How many lines of the data include the string "document"? State the number and nothing else.

[begin Records shown]

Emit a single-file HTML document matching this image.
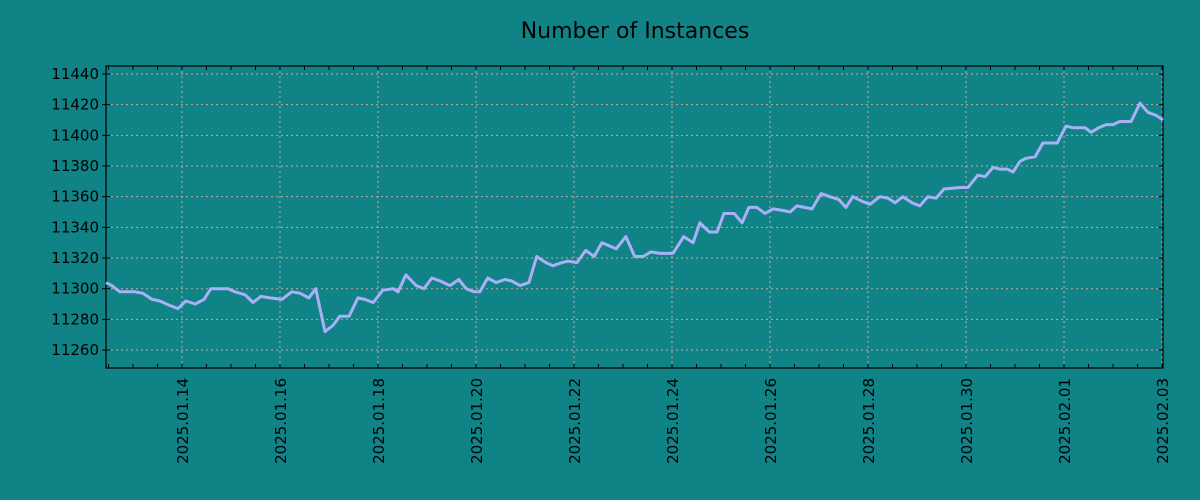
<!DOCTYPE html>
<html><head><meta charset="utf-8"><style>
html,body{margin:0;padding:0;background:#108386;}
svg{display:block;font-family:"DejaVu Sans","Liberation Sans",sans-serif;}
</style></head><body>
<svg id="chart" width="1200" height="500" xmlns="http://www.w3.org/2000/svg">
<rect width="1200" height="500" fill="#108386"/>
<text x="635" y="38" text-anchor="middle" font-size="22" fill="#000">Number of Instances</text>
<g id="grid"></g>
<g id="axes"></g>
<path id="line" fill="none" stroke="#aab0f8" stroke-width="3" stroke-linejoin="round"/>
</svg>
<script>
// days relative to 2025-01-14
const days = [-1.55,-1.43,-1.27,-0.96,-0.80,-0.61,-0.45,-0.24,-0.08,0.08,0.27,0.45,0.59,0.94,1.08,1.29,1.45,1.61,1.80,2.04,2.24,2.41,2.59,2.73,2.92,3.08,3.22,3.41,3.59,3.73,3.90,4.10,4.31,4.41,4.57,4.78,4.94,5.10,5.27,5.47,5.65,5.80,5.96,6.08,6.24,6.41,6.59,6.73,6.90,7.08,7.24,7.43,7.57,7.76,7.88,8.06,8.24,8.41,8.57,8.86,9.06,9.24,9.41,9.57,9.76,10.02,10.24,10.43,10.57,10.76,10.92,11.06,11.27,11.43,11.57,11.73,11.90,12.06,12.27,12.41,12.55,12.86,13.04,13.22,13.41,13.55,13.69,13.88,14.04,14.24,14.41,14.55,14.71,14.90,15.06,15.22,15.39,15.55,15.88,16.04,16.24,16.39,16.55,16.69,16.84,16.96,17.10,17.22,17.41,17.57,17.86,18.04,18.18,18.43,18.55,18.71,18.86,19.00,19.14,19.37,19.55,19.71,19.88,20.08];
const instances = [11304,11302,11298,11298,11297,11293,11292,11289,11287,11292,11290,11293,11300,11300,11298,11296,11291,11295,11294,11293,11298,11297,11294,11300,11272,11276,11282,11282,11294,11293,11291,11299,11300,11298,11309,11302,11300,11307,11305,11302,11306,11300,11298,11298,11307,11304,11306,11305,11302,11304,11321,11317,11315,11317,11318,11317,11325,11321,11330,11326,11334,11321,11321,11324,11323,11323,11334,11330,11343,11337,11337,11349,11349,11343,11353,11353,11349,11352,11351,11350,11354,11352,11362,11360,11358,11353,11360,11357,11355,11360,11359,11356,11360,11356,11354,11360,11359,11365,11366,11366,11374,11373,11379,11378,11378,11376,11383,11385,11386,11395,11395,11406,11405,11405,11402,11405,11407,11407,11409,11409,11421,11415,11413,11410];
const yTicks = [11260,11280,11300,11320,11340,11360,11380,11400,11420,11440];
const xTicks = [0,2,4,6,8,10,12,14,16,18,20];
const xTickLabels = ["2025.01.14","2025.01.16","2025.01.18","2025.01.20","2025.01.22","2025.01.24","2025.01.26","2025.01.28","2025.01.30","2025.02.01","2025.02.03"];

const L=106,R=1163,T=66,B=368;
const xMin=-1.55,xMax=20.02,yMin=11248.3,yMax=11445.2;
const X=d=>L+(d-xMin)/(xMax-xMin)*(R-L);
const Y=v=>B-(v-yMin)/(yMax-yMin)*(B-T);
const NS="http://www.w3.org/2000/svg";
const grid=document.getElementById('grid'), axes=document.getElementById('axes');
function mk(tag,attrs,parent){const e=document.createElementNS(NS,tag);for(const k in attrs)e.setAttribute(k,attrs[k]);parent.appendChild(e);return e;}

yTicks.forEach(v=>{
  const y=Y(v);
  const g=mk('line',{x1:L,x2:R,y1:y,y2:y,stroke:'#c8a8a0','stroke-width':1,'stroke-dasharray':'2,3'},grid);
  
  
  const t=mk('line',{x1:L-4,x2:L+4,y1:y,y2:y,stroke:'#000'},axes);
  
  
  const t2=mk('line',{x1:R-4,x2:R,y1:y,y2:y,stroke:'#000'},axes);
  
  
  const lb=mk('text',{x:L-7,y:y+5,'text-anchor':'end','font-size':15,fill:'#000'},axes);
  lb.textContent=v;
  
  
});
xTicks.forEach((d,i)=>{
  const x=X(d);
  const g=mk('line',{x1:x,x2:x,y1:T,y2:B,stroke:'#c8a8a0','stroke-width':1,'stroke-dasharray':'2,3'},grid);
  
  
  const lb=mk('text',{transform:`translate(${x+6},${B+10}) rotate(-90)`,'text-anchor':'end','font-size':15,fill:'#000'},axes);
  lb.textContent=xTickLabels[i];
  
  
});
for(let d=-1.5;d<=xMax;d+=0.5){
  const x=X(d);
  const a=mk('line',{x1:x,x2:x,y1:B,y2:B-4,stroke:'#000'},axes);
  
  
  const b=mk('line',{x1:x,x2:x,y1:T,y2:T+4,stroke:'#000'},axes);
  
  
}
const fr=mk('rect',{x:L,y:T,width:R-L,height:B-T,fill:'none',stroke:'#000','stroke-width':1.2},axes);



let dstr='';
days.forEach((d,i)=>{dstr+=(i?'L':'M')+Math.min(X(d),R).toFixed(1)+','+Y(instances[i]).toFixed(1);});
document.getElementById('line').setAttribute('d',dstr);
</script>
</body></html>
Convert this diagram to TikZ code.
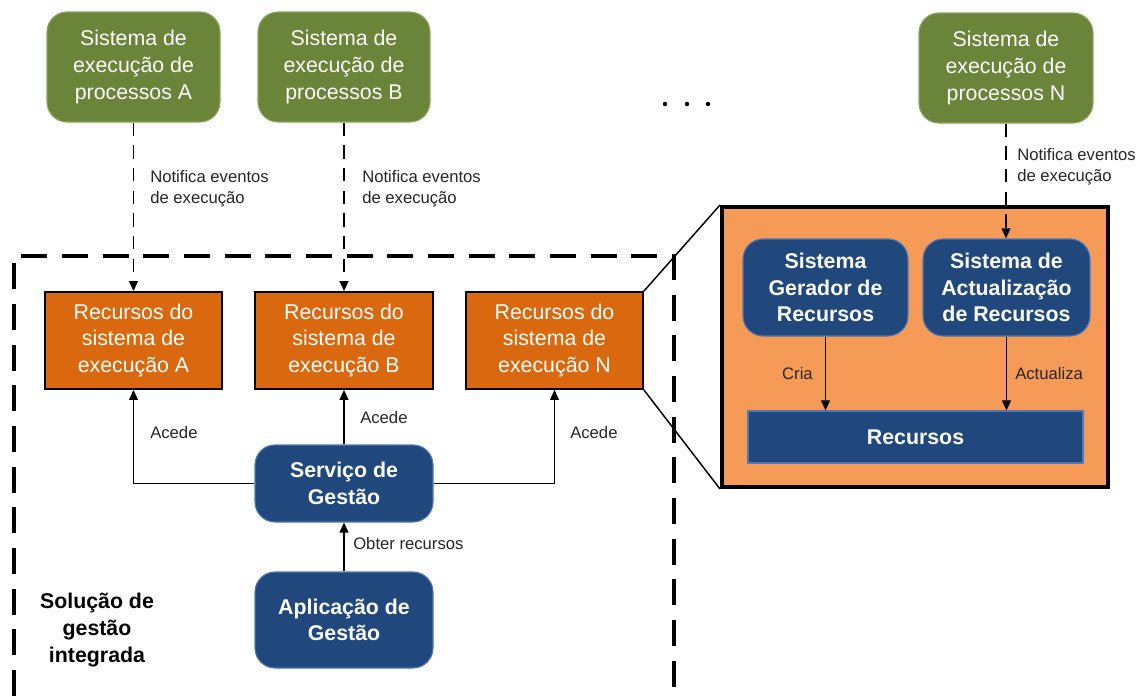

[end Records shown]

Response to the task – 4